Gwynn smiled wryly, shaking his head. “He was no more a god than I. But mortals,” he shrugged, “saw too much of what he was and deemed him so.”
“So…” she needed a moment for the information to settle. “You don’t know where this sword is now?”
“My father gave it to a worthy mortal ruler before this common era. Conall and I traced the line of King Solomon to no avail.”
Recognition dawned. Solomon’s sword – used in the holy wars to turn the tide of Judeo-Christian pantheon. Even she’d heard of that holy blade, said to have been divine blessed. Guess that made sense then.
A name jumped out of the passage of text, one very recognizable. “Shamshir-e Zomorrodnegār. This is the same sword?”
He nodded, pulling her closer to his chest and resting his cheek on her head in an uncharacteristic showing of intimacy. “As I’ve said, we traced the lines most thoroughly. It disappeared after the rise of Christianity.”
“We have to find it. I’ll get my best seers scrying—“
He chuckled, kissing her temple. “Ah yes, we should find it, why didn’t I think of that.”
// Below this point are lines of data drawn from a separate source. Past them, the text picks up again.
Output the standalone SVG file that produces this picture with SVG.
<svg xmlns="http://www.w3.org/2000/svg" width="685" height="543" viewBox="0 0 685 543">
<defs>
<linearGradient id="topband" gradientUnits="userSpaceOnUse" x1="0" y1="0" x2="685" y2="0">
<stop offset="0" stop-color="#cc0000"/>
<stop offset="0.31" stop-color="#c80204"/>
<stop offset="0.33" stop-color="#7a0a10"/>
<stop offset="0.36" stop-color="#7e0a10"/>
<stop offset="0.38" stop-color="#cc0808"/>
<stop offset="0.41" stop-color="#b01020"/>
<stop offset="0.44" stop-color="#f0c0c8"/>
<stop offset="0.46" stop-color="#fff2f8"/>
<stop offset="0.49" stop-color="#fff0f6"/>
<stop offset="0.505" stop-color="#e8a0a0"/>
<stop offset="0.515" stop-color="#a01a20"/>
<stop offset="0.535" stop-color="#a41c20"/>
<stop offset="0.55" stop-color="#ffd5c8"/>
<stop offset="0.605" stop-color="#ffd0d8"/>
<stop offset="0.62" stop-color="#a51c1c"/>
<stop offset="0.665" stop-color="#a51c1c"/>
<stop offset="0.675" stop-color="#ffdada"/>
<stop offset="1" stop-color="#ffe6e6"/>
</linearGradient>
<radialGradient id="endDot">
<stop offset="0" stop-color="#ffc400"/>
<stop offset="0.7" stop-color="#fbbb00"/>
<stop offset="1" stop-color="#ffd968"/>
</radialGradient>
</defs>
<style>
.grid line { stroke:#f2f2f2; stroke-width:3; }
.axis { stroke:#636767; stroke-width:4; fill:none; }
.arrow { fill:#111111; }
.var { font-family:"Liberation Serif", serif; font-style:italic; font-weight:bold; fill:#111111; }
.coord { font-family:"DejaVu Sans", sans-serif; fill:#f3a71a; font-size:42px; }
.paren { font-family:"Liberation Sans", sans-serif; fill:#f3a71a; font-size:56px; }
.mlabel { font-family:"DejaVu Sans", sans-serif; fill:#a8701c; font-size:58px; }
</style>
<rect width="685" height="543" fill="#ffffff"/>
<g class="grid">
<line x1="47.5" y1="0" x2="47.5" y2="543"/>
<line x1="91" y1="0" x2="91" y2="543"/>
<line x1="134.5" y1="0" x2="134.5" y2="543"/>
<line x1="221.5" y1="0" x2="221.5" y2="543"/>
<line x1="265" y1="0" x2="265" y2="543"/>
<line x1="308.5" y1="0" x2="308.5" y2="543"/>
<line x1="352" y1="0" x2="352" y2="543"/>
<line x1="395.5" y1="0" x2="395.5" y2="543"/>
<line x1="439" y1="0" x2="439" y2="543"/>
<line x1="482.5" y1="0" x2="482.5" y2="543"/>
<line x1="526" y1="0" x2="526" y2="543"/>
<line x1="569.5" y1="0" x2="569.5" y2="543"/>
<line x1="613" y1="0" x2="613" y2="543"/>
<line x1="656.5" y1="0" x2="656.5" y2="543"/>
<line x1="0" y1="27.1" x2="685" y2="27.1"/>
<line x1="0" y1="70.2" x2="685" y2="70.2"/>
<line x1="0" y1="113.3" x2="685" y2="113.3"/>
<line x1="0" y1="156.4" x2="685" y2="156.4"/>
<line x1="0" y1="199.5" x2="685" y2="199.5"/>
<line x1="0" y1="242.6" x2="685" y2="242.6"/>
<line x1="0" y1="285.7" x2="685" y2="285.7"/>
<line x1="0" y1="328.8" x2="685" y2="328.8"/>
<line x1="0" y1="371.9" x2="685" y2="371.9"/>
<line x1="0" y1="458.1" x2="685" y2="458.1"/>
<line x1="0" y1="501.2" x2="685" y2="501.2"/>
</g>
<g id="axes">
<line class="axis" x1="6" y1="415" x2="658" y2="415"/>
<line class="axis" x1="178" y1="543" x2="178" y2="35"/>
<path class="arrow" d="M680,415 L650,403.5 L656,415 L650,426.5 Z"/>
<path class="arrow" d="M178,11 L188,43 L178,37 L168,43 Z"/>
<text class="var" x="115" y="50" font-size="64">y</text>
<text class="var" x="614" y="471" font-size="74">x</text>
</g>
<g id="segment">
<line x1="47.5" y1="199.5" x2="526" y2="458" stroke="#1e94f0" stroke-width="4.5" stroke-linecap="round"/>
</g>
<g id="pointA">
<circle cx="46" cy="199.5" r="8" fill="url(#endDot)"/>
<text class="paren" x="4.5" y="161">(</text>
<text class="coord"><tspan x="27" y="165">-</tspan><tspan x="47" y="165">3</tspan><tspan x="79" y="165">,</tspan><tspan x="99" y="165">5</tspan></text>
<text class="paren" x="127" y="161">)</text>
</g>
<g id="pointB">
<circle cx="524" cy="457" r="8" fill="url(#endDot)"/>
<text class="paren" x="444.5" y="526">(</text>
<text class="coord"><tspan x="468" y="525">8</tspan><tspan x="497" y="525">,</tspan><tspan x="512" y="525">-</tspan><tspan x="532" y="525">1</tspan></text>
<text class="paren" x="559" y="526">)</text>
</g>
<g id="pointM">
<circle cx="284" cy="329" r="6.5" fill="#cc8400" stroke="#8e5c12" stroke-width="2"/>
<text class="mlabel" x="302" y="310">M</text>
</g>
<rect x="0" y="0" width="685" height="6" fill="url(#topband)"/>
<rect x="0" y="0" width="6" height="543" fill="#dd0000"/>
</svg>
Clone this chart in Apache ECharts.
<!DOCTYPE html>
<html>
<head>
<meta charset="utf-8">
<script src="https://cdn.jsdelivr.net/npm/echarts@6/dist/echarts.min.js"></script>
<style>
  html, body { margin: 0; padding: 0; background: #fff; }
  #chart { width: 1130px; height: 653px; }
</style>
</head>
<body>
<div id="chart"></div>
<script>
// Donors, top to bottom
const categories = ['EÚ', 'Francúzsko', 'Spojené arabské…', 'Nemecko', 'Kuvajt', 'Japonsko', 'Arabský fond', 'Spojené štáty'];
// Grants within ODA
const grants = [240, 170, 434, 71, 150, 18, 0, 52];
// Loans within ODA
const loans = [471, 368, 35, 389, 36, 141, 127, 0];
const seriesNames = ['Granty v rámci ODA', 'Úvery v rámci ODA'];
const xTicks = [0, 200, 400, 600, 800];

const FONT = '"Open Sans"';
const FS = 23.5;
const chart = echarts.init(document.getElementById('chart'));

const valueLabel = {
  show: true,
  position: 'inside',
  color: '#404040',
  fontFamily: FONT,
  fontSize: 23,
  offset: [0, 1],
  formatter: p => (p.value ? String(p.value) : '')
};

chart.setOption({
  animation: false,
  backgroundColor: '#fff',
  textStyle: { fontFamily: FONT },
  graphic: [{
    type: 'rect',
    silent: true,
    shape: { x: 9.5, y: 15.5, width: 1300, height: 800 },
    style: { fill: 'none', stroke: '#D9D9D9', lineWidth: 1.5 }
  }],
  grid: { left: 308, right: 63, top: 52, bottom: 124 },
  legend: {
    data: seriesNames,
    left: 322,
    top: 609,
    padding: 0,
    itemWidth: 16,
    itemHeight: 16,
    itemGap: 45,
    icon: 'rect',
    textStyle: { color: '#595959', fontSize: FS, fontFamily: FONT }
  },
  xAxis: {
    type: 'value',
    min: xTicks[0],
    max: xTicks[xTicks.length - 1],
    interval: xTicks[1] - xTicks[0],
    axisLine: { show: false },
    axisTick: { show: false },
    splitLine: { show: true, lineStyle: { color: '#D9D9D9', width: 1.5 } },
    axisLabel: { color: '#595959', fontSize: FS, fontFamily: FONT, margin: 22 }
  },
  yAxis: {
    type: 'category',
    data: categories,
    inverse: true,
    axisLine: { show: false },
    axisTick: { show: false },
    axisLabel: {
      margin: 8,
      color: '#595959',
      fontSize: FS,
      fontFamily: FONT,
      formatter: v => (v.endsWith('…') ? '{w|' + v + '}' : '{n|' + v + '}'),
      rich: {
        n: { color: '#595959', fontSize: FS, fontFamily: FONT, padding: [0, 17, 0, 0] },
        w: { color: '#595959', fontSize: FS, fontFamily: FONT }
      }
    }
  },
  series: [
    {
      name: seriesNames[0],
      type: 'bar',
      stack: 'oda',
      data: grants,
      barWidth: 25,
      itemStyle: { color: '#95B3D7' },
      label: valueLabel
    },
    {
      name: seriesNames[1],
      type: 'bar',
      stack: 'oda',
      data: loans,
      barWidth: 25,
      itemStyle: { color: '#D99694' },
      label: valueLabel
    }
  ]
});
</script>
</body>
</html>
She turned and smacked his chest. “Cheeky Fae. This is the best lead I’ve had in… ever.”
“Enough to earn me a kiss?”
There wasn’t much she could deny him when he was looking all young and mischievous, and fully sane. A rarity she wasn’t about to squander.
“Much more than a kiss, I’d say.” The notebook fell to the floor as she turned in his lap and wrapped her hands around his neck
“It’s okay to admit you missed me, A’stór.” He smiled as he leaned in, tightening his grip on her waist to drag her closer.
She smiled back, not unaffected by his charm. “More than I miss my favorite silks when they’re being laundered, less than I miss my magic on this realm.”
His thumb swiped down her cheek, fingers curling under her jaw. “Next time, I’ll visit you in your chambers. I didn’t want to take the chance of being overheard…”
“Are you going to kiss me or shall we get into a discussion of politics?”
He let out a breathless chuckle as he finally pressed his lips to hers, soft, gentle, waiting for her to set the pace, always considerate. She quickly took control, her body having gone too long without the fulfillment he offered, deepening the kiss, digging her hands into his damp hair, losing herself to sensation.